5.2.2 Identification of new trends

Teague mentions that around half of business marketers are still making up social media plans on the fly without proper marketing strategies, whilst most of them (~ 65%) are valuing likes, comments and shares as extremely important for their strategies [59]. According to [60, 61] the new trends in SM for 2019 are: (1) Rebuilding trust in SM platforms, (2) Storytelling, (3) Building a brand narrative, (4) Quality and creativity over quantity, (5) Put Community and Socialization back in SM, (6) Influencers continue to grow their communities, (7) Selfies, videos and branding (Live Videos, Vertical videos, Interactive videos, more smartphone-quality videos), (8) Earn, rebuild, or keep the trust of your followers, (9) Hyper-targeted personalization, and (10) Know your platforms. Our proposed hybrid SMTs’ conceptualization can facilitate the identification of new trends in the future, since they incorporate the features and suggest more functional, well-structured and up-to-date SM that marketers and researchers could use.
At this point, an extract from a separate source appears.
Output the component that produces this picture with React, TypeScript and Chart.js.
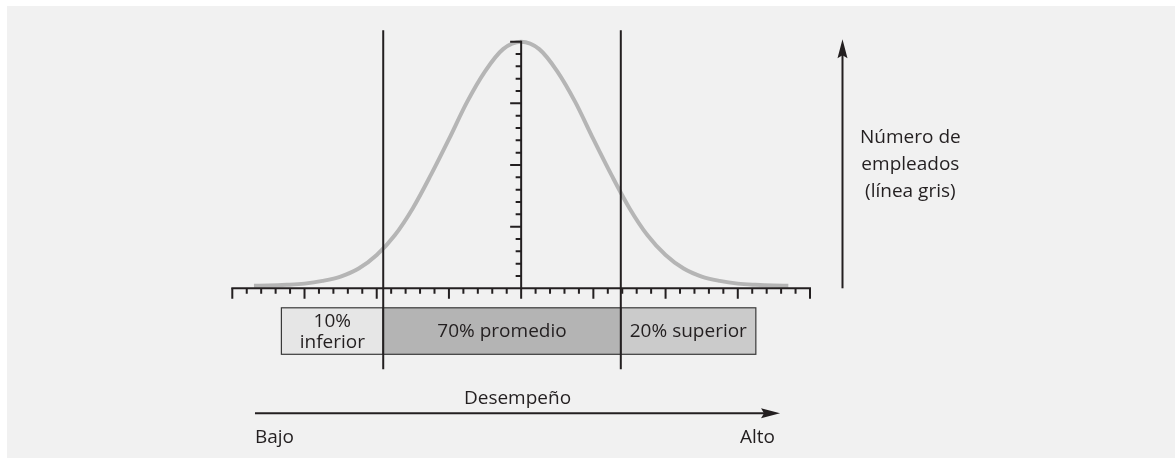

5.2.3 Collaborations and acquisitions

There are constantly buyouts between SM platforms and applications. For instance, even back in 2014, around 26 billion USDs were spent during the seven (7) most important buyouts in SM [51]: 1. Google buying YouTube for $1.65 billion, 2. Facebook buying Instagram for $1 billion, 3. Facebook buying WhatsApp for $19 billion, 4. Google buying Waze for $966 million, 5. Twitter buying Vine for $970 million, 6. Microsoft buying Yammer for $1.2 billion and 7. Yahoo buying Tumblr for $1.1 billion. Facebook for instance has acquired around 80 other companies [62]. Finally, index.co has accumulated the acquisitions in SM per year [63]. Table 15 depicts the number of acquisitions, the average per acquisition and the total cost of acquisitions per year.

Table 15 Number of acquisitions

According to Table 15 more than 423 billion USDs has been spent for approximately 700 acquisitions in SM. Therefore, we believe with this work, in which we documented features from more than 100 SM, classified and suggested new hybrid categories, can facilitate collaborations and acquisitions between SM. For instance, SM with complementary features can be merged or collaborate. Similarly, a popular SM that lacks a specific feature, can acquire a SM with this distinct feature, like in the case of Facebook and WhatsApp.

5.3 Future work

In Sect. 4.1 we presented biases in our methodology as well as assumptions that motivate future work. Therefore, we plan to elaborate more on SMTs, by continuing to monitor their evolution. It is likely to observe more aggressive merges of SMPs soon, forcing updates on our proposed taxonomy. Our next step is to improve our methodology to better handle our biases (Sect. 4.1) in order to improve the quality of the research output by performing an empirical study on the understanding the usage of each SM from the user perspective.

Furthermore, we aim to automate the methodology in a way that even when new SM become popular, new features are added or biased data entries persist, SM allocation on a SMT should be effectively adjusted. This way we should be able to track future changes in SM when new features are added. As mentioned in [12], SM are under a rapid evolution, growth and metamorphosis. Scientists around the world have started using online tools and various technologies dedicated to SM, but the adoption and acceptance is still poor across the wider research community. Our work could help academics and practitioners to keep track of the evolution on SMTs by having a point of reference regarding the essence of SM usage. For example, which list of SM should we refer to, when we want to research market trends, which one for people’s discussions, which one for entertainment purposes, and so on.